Robust Probabilistic Load Forecasting for a Single Household: A Comparative Study from SARIMA to Transformers on the REFIT Dataset
Midhun Manoj
TL;DR
This study addresses risk-aware, probabilistic short-term load forecasting for a single household using the REFIT dataset, focusing on preserving distributional structure in the presence of large data gaps. It systematically compares a hierarchy of models—from Seasonal Naïve and SARIMAX to LightGBM/XGBoost and probabilistic deep learning (LSTM and TFT)—after carefully imputing gaps with a Seasonal Imputer and engineering time-aware features. The results show classical models falter on nonlinear, regime-switching patterns, while TFT delivers the best overall performance with safe, adaptive prediction intervals, and LSTM provides strong probabilistic calibration.

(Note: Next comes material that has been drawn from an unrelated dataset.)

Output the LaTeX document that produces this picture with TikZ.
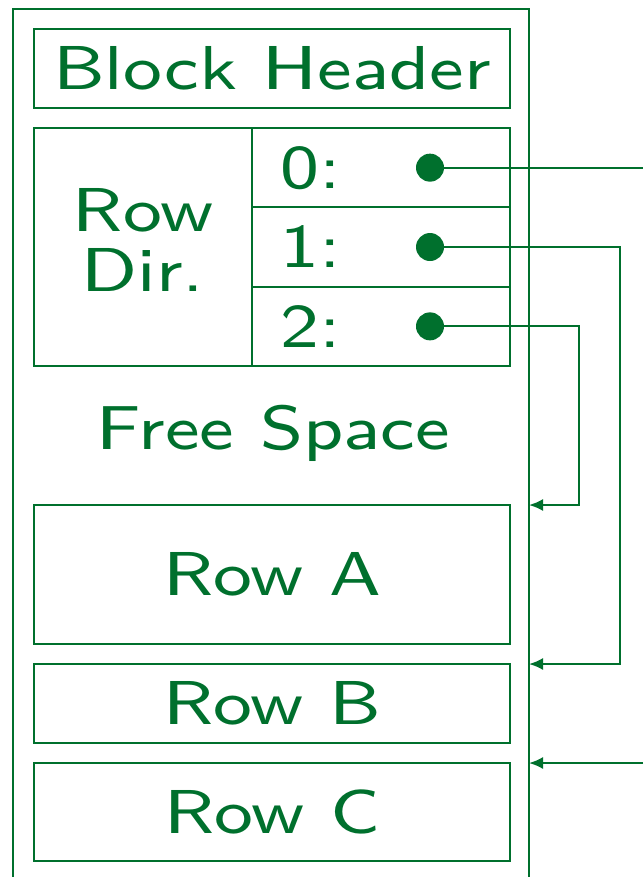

The findings highlight the practical value of combining robust gap handling with advanced probabilistic forecasting for reliable energy management, and point to scalable extensions across multiple homes and NILM applications.
Abstract
Probabilistic forecasting is essential for modern risk management, allowing decision-makers to quantify uncertainty in critical systems. This paper tackles this challenge using the volatile REFIT household dataset, which is complicated by a large structural data gap. We first address this by conducting a rigorous comparative experiment to select a Seasonal Imputation method, demonstrating its superiority over linear interpolation in preserving the data's underlying distribution. We then systematically evaluate a hierarchy of models, progressing from classical baselines (SARIMA, Prophet) to machine learning (XGBoost) and advanced deep learning architectures (LSTM). Our findings reveal that classical models fail to capture the data's non-linear, regime-switching behavior. While the LSTM provided the most well-calibrated probabilistic forecast, the Temporal Fusion Transformer (TFT) emerged as the superior all-round model, achieving the best point forecast accuracy (RMSE 481.94) and producing safer, more cautious prediction intervals that effectively capture extreme volatility.